After being a bit disappointed by the first two books, I did not expect much from The currents of space. A little different from the others, it presents a world of politics, economics, and focuses less on science fiction, although it adds a few new elements, like psychic alteration of the minds using special devices.
We have a man without memory, Rik, who is found on a special planet on the Galaxy, who produces the most valuable economic trait, the kyrt. (Anyone remembers Dune ? This was written before). This man was probed with a psychic device, and forgot even basic things like talk, eating, etc.

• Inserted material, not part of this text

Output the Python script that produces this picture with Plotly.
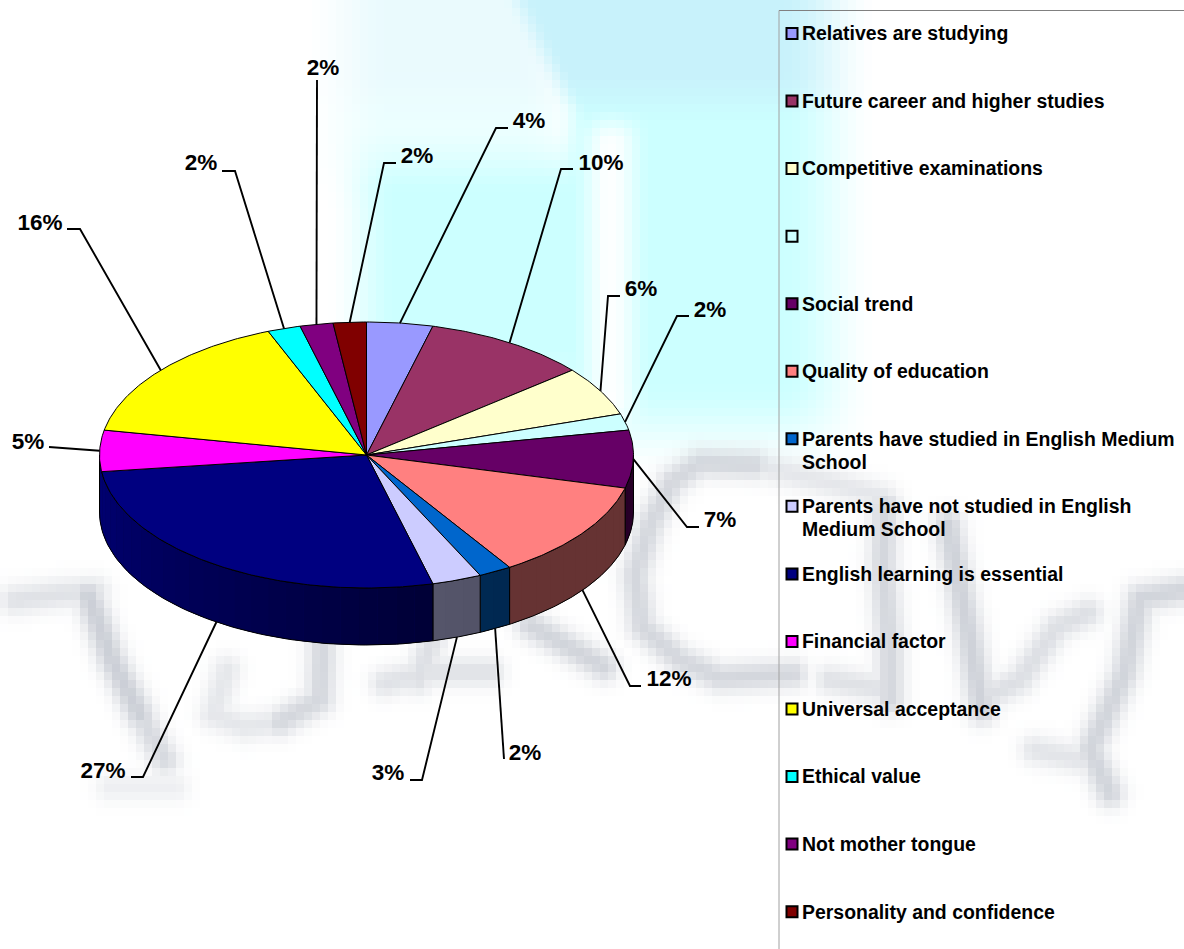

He is taken into custody by a simple woman, who gets him a simple job at a kyrt factory.
The chain of events starts when Rik begins to remember who he was before, a spatial analyst, and of a huge secret that threatens with the destruction of the planet all together. With the help of a local city mayor, they escape the planet, but they are being caught by another galactic power, the Trantor, as their home planet is under the power of the Sark.
We are presented with politics, with the ruling of the planet, by the Sark lords, who hold the economic dominion over the kyrt export, and with the problems of the ruled, the Florinians, who are kept almost as slaves in kyrt factories.
Our characters are caught and confronted, and from here on, the novel looks very bluntly ended, after a complicated, long and well written intrigue, the conclusion comes very swift. Rik, the spatial analyst remembers about what happened, and Terens the mayor admits to be the culprit and tells about the currents of space who are about to take Florina’s star into a supernova.
The novel did not exceed my expectations, it is another very light read, but I was disappointed in the end even more, as it looks a lot hasted, without a proper folding of the events, like the two previous books. At least the romantic soap opera is not present in this book , which is a plus. A good romance is always nice to have, but not in the fashion presented before.
Light read, with weak characters and weak plot unfolding, The currents of space remains a train newspaper read, probably good for the 1950s but too soft for 2018.